Il 16 dicembre scorso è stata una data campale per i contribuenti italiani, che fra Imu, Tari, Tasi, ritenute Irpef e imposte varie hanno versato al fisco la bellezza di 44 miliardi di euro, avendo prova di quanto può essere pesante la pressione fiscale in Italia.
I conti li ha fatti meritoriamente, come sempre, la Cgia, che ha calcolato come il versamento dell’Iva abbia garantito l’importo più cospicuo, 16 miliardi di euro; dalle ritenute Irpef dei lavoratori dipendenti sono arrivati 12 miliardi, mentre l’ultima rata dell’Imu, è costata agli italiani 10,6 miliardi. La Tasi ha portato nelle casse dei Comuni 2,3 miliardi, la Tari 1,9, mentre il versamento dell’Irpef dei lavoratori autonomi ha portato al fisco 1 miliardo. Buone ultime l’imposta sostitutiva sulla rivalutazione del Tfr e le ritenute sui bonifici per le detrazioni Irpef, con 231 e 72 milioni di euro. E poi si parla di alleggerire la pressione fiscale…

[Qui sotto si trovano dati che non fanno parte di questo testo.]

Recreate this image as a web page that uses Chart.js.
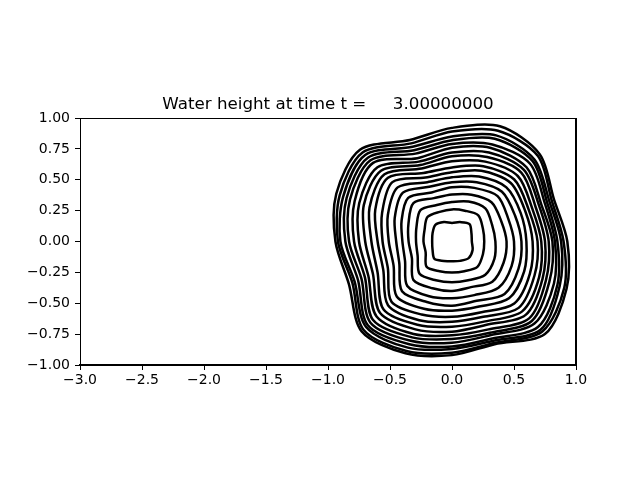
<!DOCTYPE html>
<html><head><meta charset="utf-8">
<script src="https://cdn.jsdelivr.net/npm/chart.js@4/dist/chart.umd.min.js"></script>
<style>html,body{margin:0;padding:0;background:#fff}</style>
</head><body>
<canvas id="c" width="640" height="480"></canvas>
<script>
const titleText = 'Water height at time t =     3.00000000';
const xTickValues = [-3, -2.5, -2, -1.5, -1, -0.5, 0, 0.5, 1];
const xTickLabels = ['\u22123.0','\u22122.5','\u22122.0','\u22121.5','\u22121.0','\u22120.5','0.0','0.5','1.0'];
const yTickValues = [-1, -0.75, -0.5, -0.25, 0, 0.25, 0.5, 0.75, 1];
const yTickLabels = ['\u22121.00','\u22120.75','\u22120.50','\u22120.25','0.00','0.25','0.50','0.75','1.00'];

// contour centre (data units) and ray directions (degrees)
const centerX = 0.0, centerY = 0.0;
const rayAngles = [0, 22.5, 45, 67.5, 90, 112.5, 135, 157.5, 180, 202.5, 225, 247.5, 270, 292.5, 315, 337.5];
// radius (data units) at which each of the 18 contour levels crosses a ray, innermost -> outermost
const ray000 = [.16,.26,.35,.44,.50,.56,.60,.65,.69,.72,.75,.78,.81,.83,.85,.88,.90,.93];
const ray022 = [.17,.27,.35,.43,.49,.55,.60,.64,.67,.70,.73,.76,.78,.81,.83,.85,.87,.89];
const ray045 = [.20,.30,.38,.45,.52,.57,.62,.67,.71,.75,.79,.82,.85,.89,.92,.94,.98,1.00];
const ray067 = [.17,.27,.35,.41,.47,.52,.57,.62,.66,.70,.74,.78,.82,.85,.90,.93,.97,1.01];
const ray090 = [.15,.26,.32,.38,.44,.48,.52,.56,.60,.65,.69,.72,.76,.79,.82,.85,.89,.92];
const ray112 = [.17,.26,.32,.38,.43,.48,.52,.56,.60,.64,.67,.70,.73,.77,.80,.83,.86,.89];
const ray135 = [.19,.28,.36,.44,.50,.56,.62,.68,.73,.77,.81,.85,.90,.93,.96,.99,1.02,1.05];
const ray157 = [.17,.24,.31,.38,.44,.50,.56,.61,.67,.72,.77,.81,.85,.89,.92,.95,.98,1.01];
const ray180 = [.16,.23,.29,.35,.40,.45,.51,.56,.60,.65,.70,.75,.79,.83,.86,.90,.92,.94];
const ray202 = [.17,.23,.30,.35,.41,.46,.51,.56,.60,.65,.69,.73,.76,.79,.82,.85,.87,.90];
const ray225 = [.20,.29,.37,.44,.51,.57,.63,.69,.73,.78,.82,.86,.90,.93,.96,.98,1.01,1.03];
const ray247 = [.17,.26,.34,.41,.48,.53,.59,.64,.69,.73,.77,.81,.84,.87,.90,.93,.96,.98];
const ray270 = [.16,.25,.33,.40,.46,.52,.56,.61,.65,.69,.73,.76,.79,.82,.85,.87,.90,.92];
const ray292 = [.17,.26,.34,.40,.47,.52,.57,.62,.66,.70,.73,.77,.80,.82,.85,.87,.89,.90];
const ray315 = [.19,.29,.38,.46,.53,.60,.65,.71,.76,.80,.84,.88,.91,.94,.98,1.01,1.03,1.06];
const ray337 = [.18,.27,.37,.45,.52,.58,.63,.68,.72,.76,.79,.82,.85,.89,.92,.94,.98,1.00];

const rays = [ray000, ray022, ray045, ray067, ray090, ray112, ray135, ray157,
              ray180, ray202, ray225, ray247, ray270, ray292, ray315, ray337];

const datasets = [];
const nLevels = ray000.length;
const nRays = rays.length;
for (let k = 0; k < nLevels; k++) {
  const pts = rays.map((r, i) => {
    const a = rayAngles[i] * Math.PI / 180;
    return { x: centerX + r[k] * Math.cos(a), y: centerY + r[k] * Math.sin(a) };
  });
  // wrap so that every visible segment has proper neighbours for the spline
  const data = [pts[nRays - 1], ...pts, pts[0], pts[1]];
  datasets.push({
    data,
    showLine: true,
    borderColor: '#000',
    borderWidth: 2.5,
    pointRadius: 0,
    pointHoverRadius: 0,
    tension: 0.3,
    fill: false,
    segment: {
      borderColor: ctx => (ctx.p0DataIndex === 0 || ctx.p0DataIndex === nRays + 1) ? 'rgba(0,0,0,0)' : '#000'
    }
  });
}

const frameAndTitle = {
  id: 'frameAndTitle',
  afterDraw(chart) {
    const { ctx, chartArea: a } = chart;
    ctx.save();
    ctx.strokeStyle = '#000';
    ctx.lineWidth = 1;
    ctx.beginPath();
    ctx.moveTo(a.left, a.top + 0.5); ctx.lineTo(a.right, a.top + 0.5);
    ctx.stroke();
    ctx.lineWidth = 2;
    ctx.beginPath();
    ctx.moveTo(a.right, a.top); ctx.lineTo(a.right, a.bottom + 1);
    ctx.stroke();
    ctx.fillStyle = '#000';
    ctx.font = '16.7px "DejaVu Sans"';
    ctx.textAlign = 'center';
    ctx.textBaseline = 'alphabetic';
    ctx.fillText(titleText, (a.left + a.right) / 2, a.top - 9);
    ctx.restore();
  }
};

const tickFont = { family: 'DejaVu Sans', size: 14 };
new Chart(document.getElementById('c'), {
  type: 'scatter',
  data: { datasets },
  plugins: [frameAndTitle],
  options: {
    responsive: false,
    animation: false,
    devicePixelRatio: 1,
    layout: { padding: { top: 118, right: 64, left: 0, bottom: 0 } },
    plugins: {
      legend: { display: false },
      tooltip: { enabled: false },
      title: { display: false }
    },
    scales: {
      x: {
        type: 'linear', min: -3, max: 1,
        afterBuildTicks: s => { s.ticks = xTickValues.map(v => ({ value: v })); },
        afterFit: s => { s.height = 115; s.paddingLeft = 0; s.paddingRight = 0; },
        ticks: { callback: (v, i) => xTickLabels[i], font: tickFont, color: '#000', padding: 2, maxRotation: 0, autoSkip: false },
        grid: { display: true, drawOnChartArea: false, drawTicks: true, tickLength: 5, color: '#000', lineWidth: 1 },
        border: { display: true, color: '#000', width: 2 }
      },
      y: {
        type: 'linear', min: -1, max: 1,
        afterBuildTicks: s => { s.ticks = yTickValues.map(v => ({ value: v })); },
        afterFit: s => { s.width = 80; s.paddingTop = 0; s.paddingBottom = 0; },
        ticks: { callback: (v, i) => yTickLabels[i], font: tickFont, color: '#000', padding: 5, autoSkip: false },
        grid: { display: true, drawOnChartArea: false, drawTicks: true, tickLength: 5, color: '#000', lineWidth: 1 },
        border: { display: true, color: '#000', width: 1 }
      }
    }
  }
});
</script>
</body></html>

Secondo il segretario della Cgia Giuseppe Bortolussi, questo vero tax day è arrivato in “un periodo, quello di fine d’anno, molto delicato soprattutto per le aziende: oltre all’impegno con il fisco, in questi giorni devono corrispondere anche le tredicesime ai propri dipendenti. E con il perdurare della crisi, questo impegno economico rischia di diventare per molti imprenditori un vero e proprio stress test. Una pioggia di scadenze che potrebbe mettere in seria difficoltà molte famiglie e altrettante piccole imprese a causa della cronica mancanza di liquidità”.

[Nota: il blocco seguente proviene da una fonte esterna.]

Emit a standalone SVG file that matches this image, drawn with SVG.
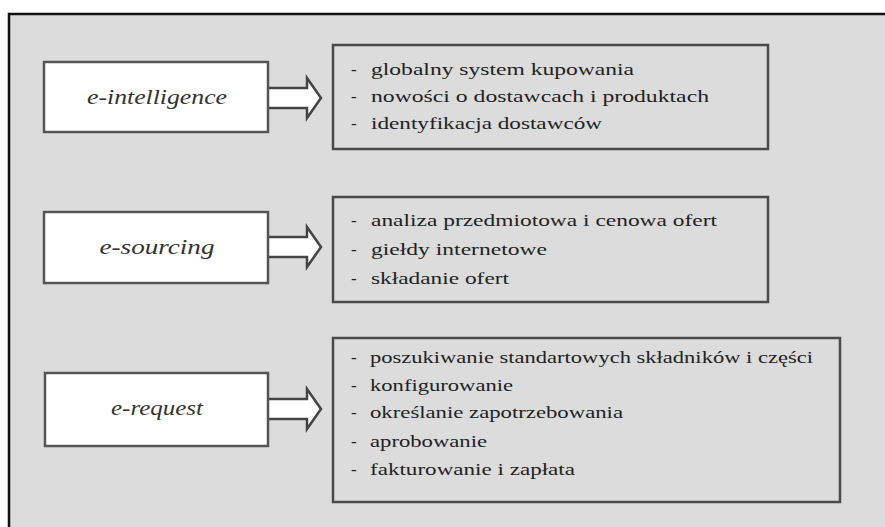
<svg xmlns="http://www.w3.org/2000/svg" width="885" height="527" viewBox="0 0 885 527">
<style>
.lbl{font-family:"Liberation Serif","Times New Roman",serif;font-style:italic;font-size:22px;fill:#333;text-anchor:middle}
.it{font-family:"Liberation Serif","Times New Roman",serif;font-size:17px;fill:#222}
.lbox{fill:#fff;stroke:#555;stroke-width:2.5}
.rbox{fill:#dcdcdc;stroke:#4a4a4a;stroke-width:2.5}
.arr{fill:#fff;stroke:#444;stroke-width:2.5;stroke-linejoin:miter}
</style>
<rect x="0" y="0" width="885" height="527" fill="#fff"/>
<rect x="9" y="14" width="900" height="540" fill="#dcdcdc" stroke="#111" stroke-width="2.5"/>

<g id="connectors">
<path class="arr" d="M268,88 H307 V78 L321,98 L307,118 V108 H268"/>
<path class="arr" d="M268,237 H307 V227 L321,247 L307,267 V257 H268"/>
<path class="arr" d="M268,399 H307 V389 L321,409 L307,429 V419 H268"/>
</g>

<g id="e-intelligence">
<rect class="lbox" x="44" y="62" width="224" height="70"/>
<text class="lbl" x="157" y="104" textLength="140" lengthAdjust="spacingAndGlyphs">e-intelligence</text>
</g>
<g id="e-intelligence-list">
<rect class="rbox" x="333" y="45" width="435" height="104"/>
<text class="it" x="351" y="75">-</text><text class="it" x="371" y="75" textLength="263" lengthAdjust="spacingAndGlyphs">globalny system kupowania</text>
<text class="it" x="351" y="102">-</text><text class="it" x="371" y="102" textLength="338" lengthAdjust="spacingAndGlyphs">nowości o dostawcach i produktach</text>
<text class="it" x="351" y="129">-</text><text class="it" x="371" y="129" textLength="231" lengthAdjust="spacingAndGlyphs">identyfikacja dostawców</text>
</g>

<g id="e-sourcing">
<rect class="lbox" x="44" y="212" width="224" height="71"/>
<text class="lbl" x="157" y="254" textLength="115" lengthAdjust="spacingAndGlyphs">e-sourcing</text>
</g>
<g id="e-sourcing-list">
<rect class="rbox" x="333" y="197" width="435" height="105"/>
<text class="it" x="351" y="226">-</text><text class="it" x="371" y="226" textLength="346" lengthAdjust="spacingAndGlyphs">analiza przedmiotowa i cenowa ofert</text>
<text class="it" x="351" y="255">-</text><text class="it" x="371" y="255" textLength="176" lengthAdjust="spacingAndGlyphs">giełdy internetowe</text>
<text class="it" x="351" y="284">-</text><text class="it" x="371" y="284" textLength="138" lengthAdjust="spacingAndGlyphs">składanie ofert</text>
</g>

<g id="e-request">
<rect class="lbox" x="45" y="373" width="223" height="73"/>
<text class="lbl" x="157" y="415" textLength="92" lengthAdjust="spacingAndGlyphs">e-request</text>
</g>
<g id="e-request-list">
<rect class="rbox" x="333" y="338" width="507" height="164"/>
<text class="it" x="351" y="363">-</text><text class="it" x="370" y="363" textLength="443" lengthAdjust="spacingAndGlyphs">poszukiwanie standartowych składników i części</text>
<text class="it" x="351" y="391">-</text><text class="it" x="370" y="391" textLength="143" lengthAdjust="spacingAndGlyphs">konfigurowanie</text>
<text class="it" x="351" y="418">-</text><text class="it" x="370" y="418" textLength="253" lengthAdjust="spacingAndGlyphs">określanie zapotrzebowania</text>
<text class="it" x="351" y="447">-</text><text class="it" x="370" y="447" textLength="117" lengthAdjust="spacingAndGlyphs">aprobowanie</text>
<text class="it" x="351" y="475">-</text><text class="it" x="370" y="475" textLength="205" lengthAdjust="spacingAndGlyphs">fakturowanie i zapłata</text>
</g>
</svg>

Senza contare che, sempre la Cgia, ha stimato come per l’anno che si sta per chiudere, la pressione fiscale in Italia è prevista al 43,3%, un livello tra i più elevati d’Europa. “Ma la pressione fiscale reale – dice Bortolussi – vale a dire quella che grava sui contribuenti onesti, che si misura togliendo dal Pil nominale il “peso” dell’economia non osservata, si colloca appena sotto il 50%, attestandosi, secondo una nostra stima, al 49,5%: oltre 6 punti percentuali in più del dato ufficiale. Un carico fiscale spaventoso”. Una pressione fiscale “reale” che, conclude la Cgia, è giunta a questo risultato perché il Pil nazionale include anche la cifra imputabile all’economia sommersa prodotta dalle attività irregolari che, non essendo conosciute al fisco, non pagano né tasse né contributi.